__WRITTEN EXERCISE__. From the records, pick out and copy each line containing "this".

------ THE INPUT ------

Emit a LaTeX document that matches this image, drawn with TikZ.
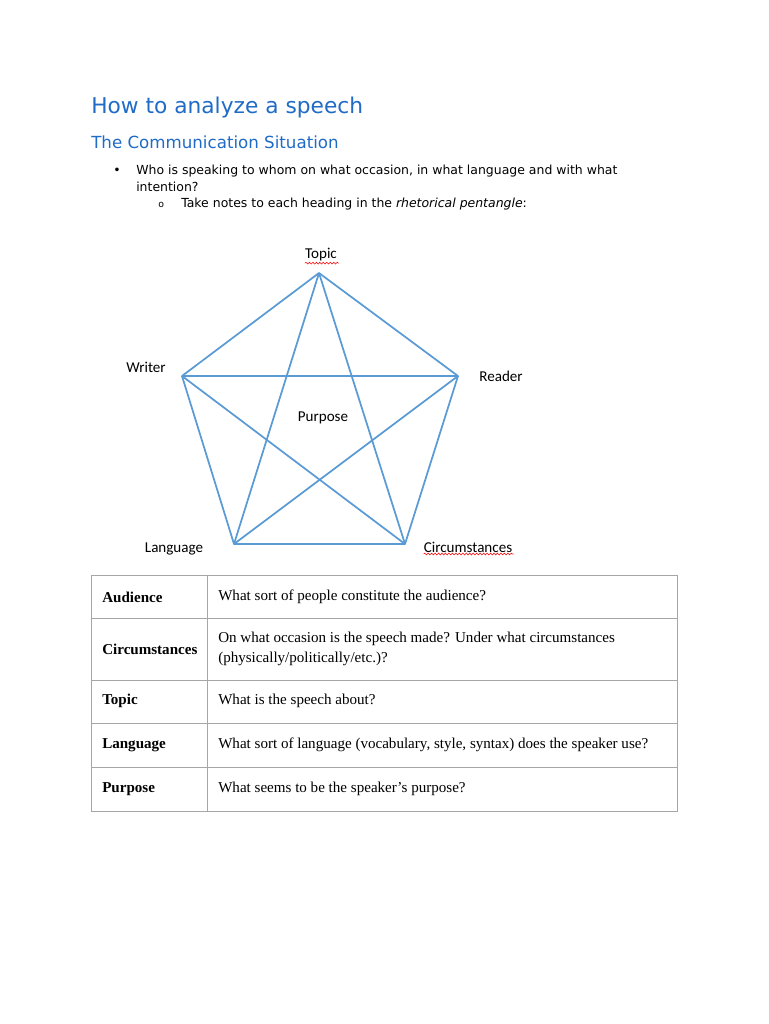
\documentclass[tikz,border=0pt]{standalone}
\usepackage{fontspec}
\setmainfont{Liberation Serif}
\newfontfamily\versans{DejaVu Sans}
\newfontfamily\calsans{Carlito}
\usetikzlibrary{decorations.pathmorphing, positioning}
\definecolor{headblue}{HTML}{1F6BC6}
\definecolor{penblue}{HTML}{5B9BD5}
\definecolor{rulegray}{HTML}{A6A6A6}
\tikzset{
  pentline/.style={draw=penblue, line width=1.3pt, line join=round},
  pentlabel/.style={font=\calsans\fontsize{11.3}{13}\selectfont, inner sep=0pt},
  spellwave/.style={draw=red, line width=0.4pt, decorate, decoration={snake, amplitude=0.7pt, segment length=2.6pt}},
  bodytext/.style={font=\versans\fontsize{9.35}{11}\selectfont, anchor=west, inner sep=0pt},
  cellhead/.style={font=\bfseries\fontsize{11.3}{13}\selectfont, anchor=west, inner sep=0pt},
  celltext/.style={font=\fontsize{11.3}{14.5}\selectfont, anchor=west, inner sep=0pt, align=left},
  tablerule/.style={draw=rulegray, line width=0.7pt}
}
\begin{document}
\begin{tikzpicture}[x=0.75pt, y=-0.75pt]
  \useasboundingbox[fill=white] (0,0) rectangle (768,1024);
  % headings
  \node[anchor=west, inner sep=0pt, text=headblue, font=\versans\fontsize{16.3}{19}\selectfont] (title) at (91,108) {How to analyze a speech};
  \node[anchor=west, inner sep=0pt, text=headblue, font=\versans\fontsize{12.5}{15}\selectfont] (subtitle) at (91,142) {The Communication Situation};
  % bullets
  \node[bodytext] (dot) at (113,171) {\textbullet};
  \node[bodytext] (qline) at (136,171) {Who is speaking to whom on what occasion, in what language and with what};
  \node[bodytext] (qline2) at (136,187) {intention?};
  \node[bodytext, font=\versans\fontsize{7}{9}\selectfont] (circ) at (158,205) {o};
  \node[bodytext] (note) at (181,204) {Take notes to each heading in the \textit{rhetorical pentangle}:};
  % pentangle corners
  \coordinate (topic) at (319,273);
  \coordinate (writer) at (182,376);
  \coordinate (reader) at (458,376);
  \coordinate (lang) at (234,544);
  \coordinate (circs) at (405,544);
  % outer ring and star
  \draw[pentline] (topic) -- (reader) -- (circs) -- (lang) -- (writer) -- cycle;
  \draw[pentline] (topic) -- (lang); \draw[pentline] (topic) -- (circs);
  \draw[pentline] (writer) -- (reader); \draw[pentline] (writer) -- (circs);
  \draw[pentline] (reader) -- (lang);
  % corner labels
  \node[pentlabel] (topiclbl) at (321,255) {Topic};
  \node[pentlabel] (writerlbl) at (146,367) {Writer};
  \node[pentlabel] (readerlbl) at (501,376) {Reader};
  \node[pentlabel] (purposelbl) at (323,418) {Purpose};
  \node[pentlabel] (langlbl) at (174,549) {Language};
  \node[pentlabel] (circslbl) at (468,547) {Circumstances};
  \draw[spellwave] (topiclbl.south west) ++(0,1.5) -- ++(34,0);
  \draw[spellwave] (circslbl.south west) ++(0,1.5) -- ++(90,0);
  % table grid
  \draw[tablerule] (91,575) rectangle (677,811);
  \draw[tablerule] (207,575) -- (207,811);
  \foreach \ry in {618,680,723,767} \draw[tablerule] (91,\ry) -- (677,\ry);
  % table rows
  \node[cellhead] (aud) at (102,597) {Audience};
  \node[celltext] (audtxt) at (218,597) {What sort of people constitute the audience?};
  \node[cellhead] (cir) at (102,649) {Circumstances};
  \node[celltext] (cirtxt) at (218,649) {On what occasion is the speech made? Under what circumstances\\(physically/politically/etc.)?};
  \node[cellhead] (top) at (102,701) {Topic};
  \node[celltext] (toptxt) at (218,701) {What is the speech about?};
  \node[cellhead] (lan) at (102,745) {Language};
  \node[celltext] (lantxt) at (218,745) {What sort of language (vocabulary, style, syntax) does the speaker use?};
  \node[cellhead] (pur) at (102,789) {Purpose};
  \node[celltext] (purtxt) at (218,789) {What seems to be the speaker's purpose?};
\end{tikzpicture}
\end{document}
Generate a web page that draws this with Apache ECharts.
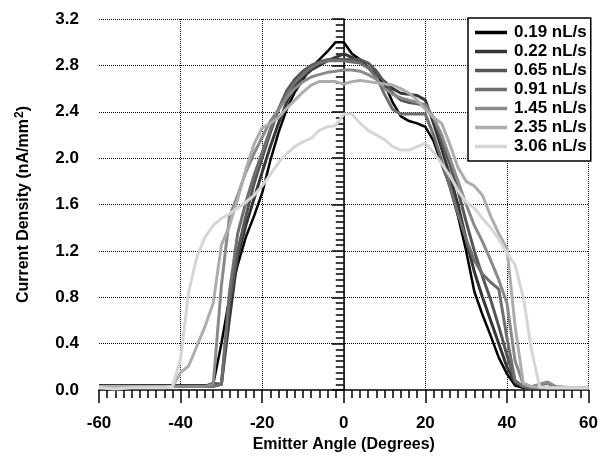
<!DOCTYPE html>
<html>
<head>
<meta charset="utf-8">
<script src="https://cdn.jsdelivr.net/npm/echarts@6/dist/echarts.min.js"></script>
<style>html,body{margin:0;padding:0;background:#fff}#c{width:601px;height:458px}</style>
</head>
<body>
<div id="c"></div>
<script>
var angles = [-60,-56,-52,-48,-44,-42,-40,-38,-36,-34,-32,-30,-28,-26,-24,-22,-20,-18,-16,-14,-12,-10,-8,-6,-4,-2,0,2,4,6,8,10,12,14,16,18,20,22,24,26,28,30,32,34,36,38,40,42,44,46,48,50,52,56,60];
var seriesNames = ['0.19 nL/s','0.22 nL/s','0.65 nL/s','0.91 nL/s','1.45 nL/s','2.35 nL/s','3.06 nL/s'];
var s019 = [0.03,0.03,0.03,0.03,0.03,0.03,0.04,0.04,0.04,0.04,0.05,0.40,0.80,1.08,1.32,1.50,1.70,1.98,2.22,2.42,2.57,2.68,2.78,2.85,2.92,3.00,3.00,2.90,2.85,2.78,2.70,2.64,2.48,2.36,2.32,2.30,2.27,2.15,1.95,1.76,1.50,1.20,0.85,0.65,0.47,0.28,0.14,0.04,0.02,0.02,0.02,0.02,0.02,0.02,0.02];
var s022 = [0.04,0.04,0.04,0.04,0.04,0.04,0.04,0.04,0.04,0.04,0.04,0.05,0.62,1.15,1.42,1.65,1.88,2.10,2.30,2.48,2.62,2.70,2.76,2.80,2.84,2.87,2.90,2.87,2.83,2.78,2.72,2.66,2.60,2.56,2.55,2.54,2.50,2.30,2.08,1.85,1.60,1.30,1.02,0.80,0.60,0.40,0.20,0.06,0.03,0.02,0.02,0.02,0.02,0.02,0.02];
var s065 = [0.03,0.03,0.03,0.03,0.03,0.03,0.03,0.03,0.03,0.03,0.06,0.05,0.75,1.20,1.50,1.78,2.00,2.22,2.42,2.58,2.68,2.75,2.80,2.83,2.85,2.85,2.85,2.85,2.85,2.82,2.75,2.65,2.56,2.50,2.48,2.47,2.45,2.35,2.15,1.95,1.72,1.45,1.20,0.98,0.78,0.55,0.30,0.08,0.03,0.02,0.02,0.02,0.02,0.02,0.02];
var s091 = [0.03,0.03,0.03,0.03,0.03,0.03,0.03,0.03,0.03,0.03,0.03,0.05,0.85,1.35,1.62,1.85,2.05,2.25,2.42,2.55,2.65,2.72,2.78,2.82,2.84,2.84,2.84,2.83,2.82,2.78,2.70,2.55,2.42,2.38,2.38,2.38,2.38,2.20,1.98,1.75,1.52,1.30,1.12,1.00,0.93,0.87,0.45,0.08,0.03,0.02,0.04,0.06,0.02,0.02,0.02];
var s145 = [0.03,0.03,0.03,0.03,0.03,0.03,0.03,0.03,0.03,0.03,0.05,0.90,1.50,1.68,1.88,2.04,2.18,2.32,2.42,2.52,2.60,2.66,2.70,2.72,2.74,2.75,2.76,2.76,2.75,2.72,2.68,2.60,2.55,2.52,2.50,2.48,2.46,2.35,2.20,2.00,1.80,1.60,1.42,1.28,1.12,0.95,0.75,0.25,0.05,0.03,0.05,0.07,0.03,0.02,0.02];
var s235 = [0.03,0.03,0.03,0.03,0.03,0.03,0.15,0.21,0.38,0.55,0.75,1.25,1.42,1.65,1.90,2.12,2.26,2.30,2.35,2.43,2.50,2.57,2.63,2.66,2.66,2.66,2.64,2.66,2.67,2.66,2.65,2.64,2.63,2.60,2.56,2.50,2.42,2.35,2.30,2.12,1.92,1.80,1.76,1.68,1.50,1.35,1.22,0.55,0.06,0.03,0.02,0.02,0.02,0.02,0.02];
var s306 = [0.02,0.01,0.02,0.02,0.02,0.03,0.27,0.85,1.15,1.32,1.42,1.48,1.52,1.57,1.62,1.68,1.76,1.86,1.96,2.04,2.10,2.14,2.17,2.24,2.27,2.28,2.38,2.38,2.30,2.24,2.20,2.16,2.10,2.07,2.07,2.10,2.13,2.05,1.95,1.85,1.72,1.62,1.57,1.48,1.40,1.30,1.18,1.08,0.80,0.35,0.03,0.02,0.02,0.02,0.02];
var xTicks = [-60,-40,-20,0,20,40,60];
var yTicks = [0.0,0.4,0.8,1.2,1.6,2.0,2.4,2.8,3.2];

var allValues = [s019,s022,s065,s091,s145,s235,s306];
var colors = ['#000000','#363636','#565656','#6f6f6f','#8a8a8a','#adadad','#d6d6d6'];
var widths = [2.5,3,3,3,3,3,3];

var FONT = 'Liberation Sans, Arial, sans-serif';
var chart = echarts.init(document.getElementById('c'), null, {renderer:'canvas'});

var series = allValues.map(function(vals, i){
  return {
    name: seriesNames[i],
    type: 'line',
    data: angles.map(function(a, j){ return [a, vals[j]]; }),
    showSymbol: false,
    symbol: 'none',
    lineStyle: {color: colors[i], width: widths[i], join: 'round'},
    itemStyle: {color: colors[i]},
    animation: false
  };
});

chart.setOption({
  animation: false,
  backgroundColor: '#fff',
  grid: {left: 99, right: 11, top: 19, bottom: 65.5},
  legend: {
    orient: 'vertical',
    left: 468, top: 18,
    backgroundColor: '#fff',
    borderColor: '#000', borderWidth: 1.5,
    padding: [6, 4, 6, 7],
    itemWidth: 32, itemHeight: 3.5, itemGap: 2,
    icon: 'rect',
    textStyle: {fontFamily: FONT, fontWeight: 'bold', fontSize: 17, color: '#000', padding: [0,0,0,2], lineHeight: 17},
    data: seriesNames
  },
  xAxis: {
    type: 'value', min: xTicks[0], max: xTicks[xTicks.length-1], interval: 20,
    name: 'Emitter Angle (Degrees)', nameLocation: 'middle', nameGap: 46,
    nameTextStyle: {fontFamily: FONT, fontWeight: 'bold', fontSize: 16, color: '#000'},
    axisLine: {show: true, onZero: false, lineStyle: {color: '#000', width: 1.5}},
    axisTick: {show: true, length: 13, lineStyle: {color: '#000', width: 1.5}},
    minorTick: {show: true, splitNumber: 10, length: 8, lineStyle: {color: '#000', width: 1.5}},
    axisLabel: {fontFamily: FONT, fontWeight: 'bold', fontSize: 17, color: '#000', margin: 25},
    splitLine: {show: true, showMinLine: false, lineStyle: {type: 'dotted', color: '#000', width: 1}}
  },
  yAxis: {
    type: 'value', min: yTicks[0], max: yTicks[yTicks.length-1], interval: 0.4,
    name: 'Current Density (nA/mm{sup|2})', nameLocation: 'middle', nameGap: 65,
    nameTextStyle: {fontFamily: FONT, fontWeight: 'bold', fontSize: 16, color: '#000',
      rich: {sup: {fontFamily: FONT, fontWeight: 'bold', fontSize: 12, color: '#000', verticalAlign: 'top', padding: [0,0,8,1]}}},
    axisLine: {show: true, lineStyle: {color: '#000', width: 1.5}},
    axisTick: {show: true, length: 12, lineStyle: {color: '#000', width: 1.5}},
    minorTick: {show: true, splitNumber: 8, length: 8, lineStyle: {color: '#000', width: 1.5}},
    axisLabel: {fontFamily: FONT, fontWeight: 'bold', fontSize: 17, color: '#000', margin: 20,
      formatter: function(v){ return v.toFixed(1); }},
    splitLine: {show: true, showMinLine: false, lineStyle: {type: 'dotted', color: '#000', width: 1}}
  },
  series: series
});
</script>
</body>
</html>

------

__IN RESPONSE__.
Emit a LaTeX document that matches this image, drawn with TikZ.
Generate a web page that draws this with Apache ECharts.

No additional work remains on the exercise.